WHAT THE TASK ASKS
Give again exactly the lines that run from the start of the records to the line holding "(rpar) at (884,73)", both ends counted. Do not include the pictures.

SUPPLIED DATA
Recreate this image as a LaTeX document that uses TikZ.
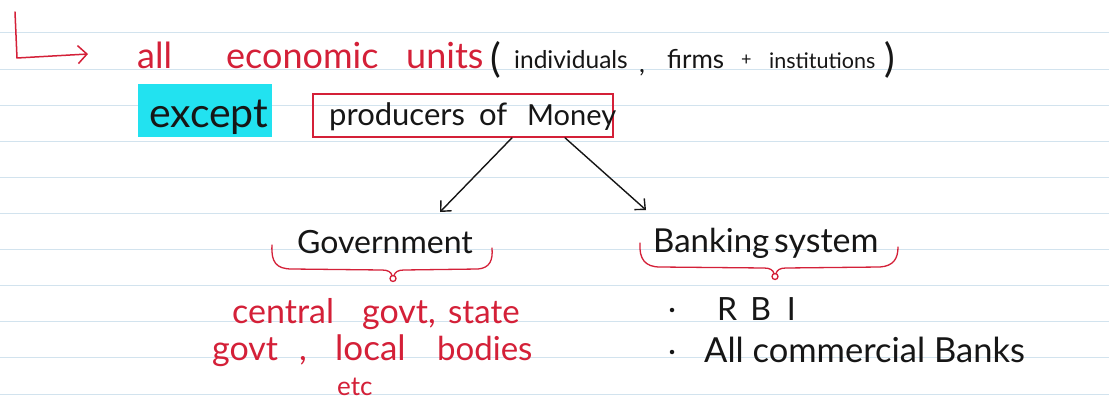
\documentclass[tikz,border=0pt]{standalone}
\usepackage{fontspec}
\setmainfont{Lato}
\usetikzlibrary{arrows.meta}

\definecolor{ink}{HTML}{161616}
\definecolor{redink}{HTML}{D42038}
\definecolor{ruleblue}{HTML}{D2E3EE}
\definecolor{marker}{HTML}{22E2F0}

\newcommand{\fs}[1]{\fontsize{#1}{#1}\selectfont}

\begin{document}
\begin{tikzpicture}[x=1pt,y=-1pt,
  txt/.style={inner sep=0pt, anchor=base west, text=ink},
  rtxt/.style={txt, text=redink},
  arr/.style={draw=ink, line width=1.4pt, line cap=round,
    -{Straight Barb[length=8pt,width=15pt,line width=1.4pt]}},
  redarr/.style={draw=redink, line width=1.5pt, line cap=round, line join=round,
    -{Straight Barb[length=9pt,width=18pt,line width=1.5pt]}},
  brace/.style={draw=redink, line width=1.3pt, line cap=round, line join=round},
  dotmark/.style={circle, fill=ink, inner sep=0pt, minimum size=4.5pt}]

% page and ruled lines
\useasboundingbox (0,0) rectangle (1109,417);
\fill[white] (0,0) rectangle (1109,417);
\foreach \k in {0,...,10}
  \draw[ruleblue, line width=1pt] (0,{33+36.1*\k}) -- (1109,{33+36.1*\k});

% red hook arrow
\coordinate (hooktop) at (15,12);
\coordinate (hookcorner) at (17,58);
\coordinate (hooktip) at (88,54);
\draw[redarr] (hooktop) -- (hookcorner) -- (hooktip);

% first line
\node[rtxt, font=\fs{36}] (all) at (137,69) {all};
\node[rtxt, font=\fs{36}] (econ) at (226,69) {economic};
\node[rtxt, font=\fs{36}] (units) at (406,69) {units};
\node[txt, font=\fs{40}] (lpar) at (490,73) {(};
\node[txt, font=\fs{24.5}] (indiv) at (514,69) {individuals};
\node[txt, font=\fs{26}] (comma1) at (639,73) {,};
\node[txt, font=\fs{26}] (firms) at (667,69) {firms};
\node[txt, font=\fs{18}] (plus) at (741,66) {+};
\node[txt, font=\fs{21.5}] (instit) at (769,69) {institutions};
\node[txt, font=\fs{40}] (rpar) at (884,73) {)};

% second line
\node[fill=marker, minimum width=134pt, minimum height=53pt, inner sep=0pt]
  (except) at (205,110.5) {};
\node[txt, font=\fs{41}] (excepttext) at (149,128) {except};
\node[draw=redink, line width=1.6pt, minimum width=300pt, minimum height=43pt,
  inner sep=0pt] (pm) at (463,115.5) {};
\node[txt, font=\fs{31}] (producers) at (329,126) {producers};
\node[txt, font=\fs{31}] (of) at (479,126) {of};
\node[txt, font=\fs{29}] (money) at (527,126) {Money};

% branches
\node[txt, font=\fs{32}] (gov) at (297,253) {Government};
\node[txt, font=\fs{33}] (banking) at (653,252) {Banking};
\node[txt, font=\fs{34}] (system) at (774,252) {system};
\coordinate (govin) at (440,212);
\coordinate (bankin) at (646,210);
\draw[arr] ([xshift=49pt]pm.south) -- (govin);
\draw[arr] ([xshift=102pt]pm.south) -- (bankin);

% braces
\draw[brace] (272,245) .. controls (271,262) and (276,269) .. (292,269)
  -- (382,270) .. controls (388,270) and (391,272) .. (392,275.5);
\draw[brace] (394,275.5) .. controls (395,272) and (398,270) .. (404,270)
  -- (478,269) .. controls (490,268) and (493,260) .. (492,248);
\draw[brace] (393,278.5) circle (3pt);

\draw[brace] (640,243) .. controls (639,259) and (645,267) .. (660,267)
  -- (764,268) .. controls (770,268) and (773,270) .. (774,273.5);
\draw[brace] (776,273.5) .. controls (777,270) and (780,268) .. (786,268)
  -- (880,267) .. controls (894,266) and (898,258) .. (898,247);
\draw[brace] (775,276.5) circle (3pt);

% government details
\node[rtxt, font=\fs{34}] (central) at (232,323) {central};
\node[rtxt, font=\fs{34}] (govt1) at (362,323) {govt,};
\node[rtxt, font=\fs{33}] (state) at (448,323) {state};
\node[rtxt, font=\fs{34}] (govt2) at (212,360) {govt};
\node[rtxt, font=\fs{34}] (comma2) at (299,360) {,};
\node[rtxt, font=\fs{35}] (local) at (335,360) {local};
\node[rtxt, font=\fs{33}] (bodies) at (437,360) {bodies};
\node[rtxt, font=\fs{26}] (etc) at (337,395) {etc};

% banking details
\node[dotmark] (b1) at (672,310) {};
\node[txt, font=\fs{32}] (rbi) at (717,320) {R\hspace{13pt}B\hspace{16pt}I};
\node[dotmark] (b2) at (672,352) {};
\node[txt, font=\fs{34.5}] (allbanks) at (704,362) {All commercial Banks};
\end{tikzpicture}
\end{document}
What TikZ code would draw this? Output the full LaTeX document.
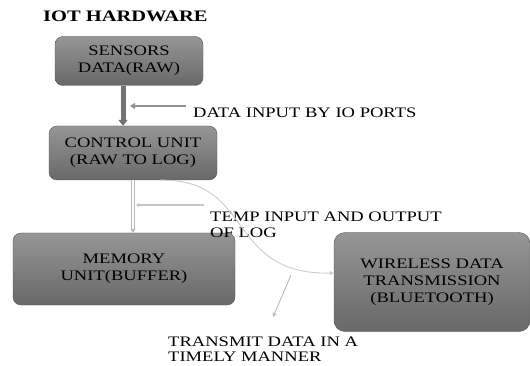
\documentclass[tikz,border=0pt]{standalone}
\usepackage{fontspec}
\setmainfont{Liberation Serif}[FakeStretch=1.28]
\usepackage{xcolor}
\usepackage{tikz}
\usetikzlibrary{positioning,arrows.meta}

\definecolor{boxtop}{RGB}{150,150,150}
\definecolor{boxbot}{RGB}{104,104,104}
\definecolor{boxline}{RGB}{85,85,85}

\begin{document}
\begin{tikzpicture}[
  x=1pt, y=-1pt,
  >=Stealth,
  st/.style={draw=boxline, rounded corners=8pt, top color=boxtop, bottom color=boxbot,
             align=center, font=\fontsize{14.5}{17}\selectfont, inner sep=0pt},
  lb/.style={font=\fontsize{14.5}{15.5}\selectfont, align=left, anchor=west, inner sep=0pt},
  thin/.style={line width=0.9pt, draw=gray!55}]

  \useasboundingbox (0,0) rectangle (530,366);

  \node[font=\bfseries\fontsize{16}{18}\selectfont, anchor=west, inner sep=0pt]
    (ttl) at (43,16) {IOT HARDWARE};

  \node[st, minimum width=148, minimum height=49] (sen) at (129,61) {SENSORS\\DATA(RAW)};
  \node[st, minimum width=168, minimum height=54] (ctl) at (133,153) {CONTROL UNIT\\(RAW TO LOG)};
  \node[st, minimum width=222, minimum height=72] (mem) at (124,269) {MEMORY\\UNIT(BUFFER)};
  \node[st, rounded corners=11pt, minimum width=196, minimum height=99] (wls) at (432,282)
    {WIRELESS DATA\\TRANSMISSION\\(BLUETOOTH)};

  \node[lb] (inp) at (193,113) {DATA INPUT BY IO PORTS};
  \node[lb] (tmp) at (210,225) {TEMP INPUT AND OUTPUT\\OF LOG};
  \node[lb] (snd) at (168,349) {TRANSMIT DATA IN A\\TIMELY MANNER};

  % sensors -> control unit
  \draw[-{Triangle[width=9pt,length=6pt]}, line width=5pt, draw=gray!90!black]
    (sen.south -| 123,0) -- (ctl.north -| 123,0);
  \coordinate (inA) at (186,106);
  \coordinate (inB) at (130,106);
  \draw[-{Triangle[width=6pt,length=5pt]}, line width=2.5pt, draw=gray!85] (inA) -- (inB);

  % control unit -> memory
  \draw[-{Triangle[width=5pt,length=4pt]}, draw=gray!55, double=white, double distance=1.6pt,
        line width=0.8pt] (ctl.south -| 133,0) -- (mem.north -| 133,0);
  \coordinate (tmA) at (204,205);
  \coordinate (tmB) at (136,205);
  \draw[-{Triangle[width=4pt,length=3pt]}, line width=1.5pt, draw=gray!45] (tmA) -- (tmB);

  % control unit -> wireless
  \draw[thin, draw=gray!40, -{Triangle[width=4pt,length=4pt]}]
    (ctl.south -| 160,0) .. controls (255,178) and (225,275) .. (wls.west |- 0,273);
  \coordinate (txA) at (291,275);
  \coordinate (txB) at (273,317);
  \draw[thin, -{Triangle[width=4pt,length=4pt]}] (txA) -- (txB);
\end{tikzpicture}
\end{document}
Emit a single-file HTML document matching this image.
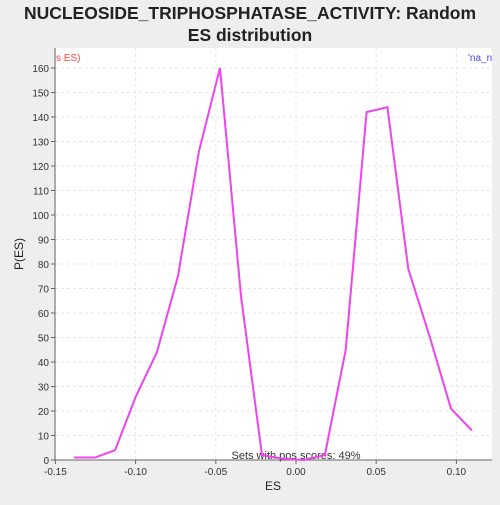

EXERCISE OUTPUT
Recreate this image as a LaTeX document that uses TikZ.
\documentclass[tikz,border=0pt]{standalone}
\usepackage{fontspec}
\setmainfont{Lato}
\usetikzlibrary{arrows.meta}

\definecolor{ink}{HTML}{161616}
\definecolor{redink}{HTML}{D42038}
\definecolor{ruleblue}{HTML}{D2E3EE}
\definecolor{marker}{HTML}{22E2F0}

\newcommand{\fs}[1]{\fontsize{#1}{#1}\selectfont}

\begin{document}
\begin{tikzpicture}[x=1pt,y=-1pt,
  txt/.style={inner sep=0pt, anchor=base west, text=ink},
  rtxt/.style={txt, text=redink},
  arr/.style={draw=ink, line width=1.4pt, line cap=round,
    -{Straight Barb[length=8pt,width=15pt,line width=1.4pt]}},
  redarr/.style={draw=redink, line width=1.5pt, line cap=round, line join=round,
    -{Straight Barb[length=9pt,width=18pt,line width=1.5pt]}},
  brace/.style={draw=redink, line width=1.3pt, line cap=round, line join=round},
  dotmark/.style={circle, fill=ink, inner sep=0pt, minimum size=4.5pt}]

% page and ruled lines
\useasboundingbox (0,0) rectangle (1109,417);
\fill[white] (0,0) rectangle (1109,417);
\foreach \k in {0,...,10}
  \draw[ruleblue, line width=1pt] (0,{33+36.1*\k}) -- (1109,{33+36.1*\k});

% red hook arrow
\coordinate (hooktop) at (15,12);
\coordinate (hookcorner) at (17,58);
\coordinate (hooktip) at (88,54);
\draw[redarr] (hooktop) -- (hookcorner) -- (hooktip);

% first line
\node[rtxt, font=\fs{36}] (all) at (137,69) {all};
\node[rtxt, font=\fs{36}] (econ) at (226,69) {economic};
\node[rtxt, font=\fs{36}] (units) at (406,69) {units};
\node[txt, font=\fs{40}] (lpar) at (490,73) {(};
\node[txt, font=\fs{24.5}] (indiv) at (514,69) {individuals};
\node[txt, font=\fs{26}] (comma1) at (639,73) {,};
\node[txt, font=\fs{26}] (firms) at (667,69) {firms};
\node[txt, font=\fs{18}] (plus) at (741,66) {+};
\node[txt, font=\fs{21.5}] (instit) at (769,69) {institutions};
\node[txt, font=\fs{40}] (rpar) at (884,73) {)};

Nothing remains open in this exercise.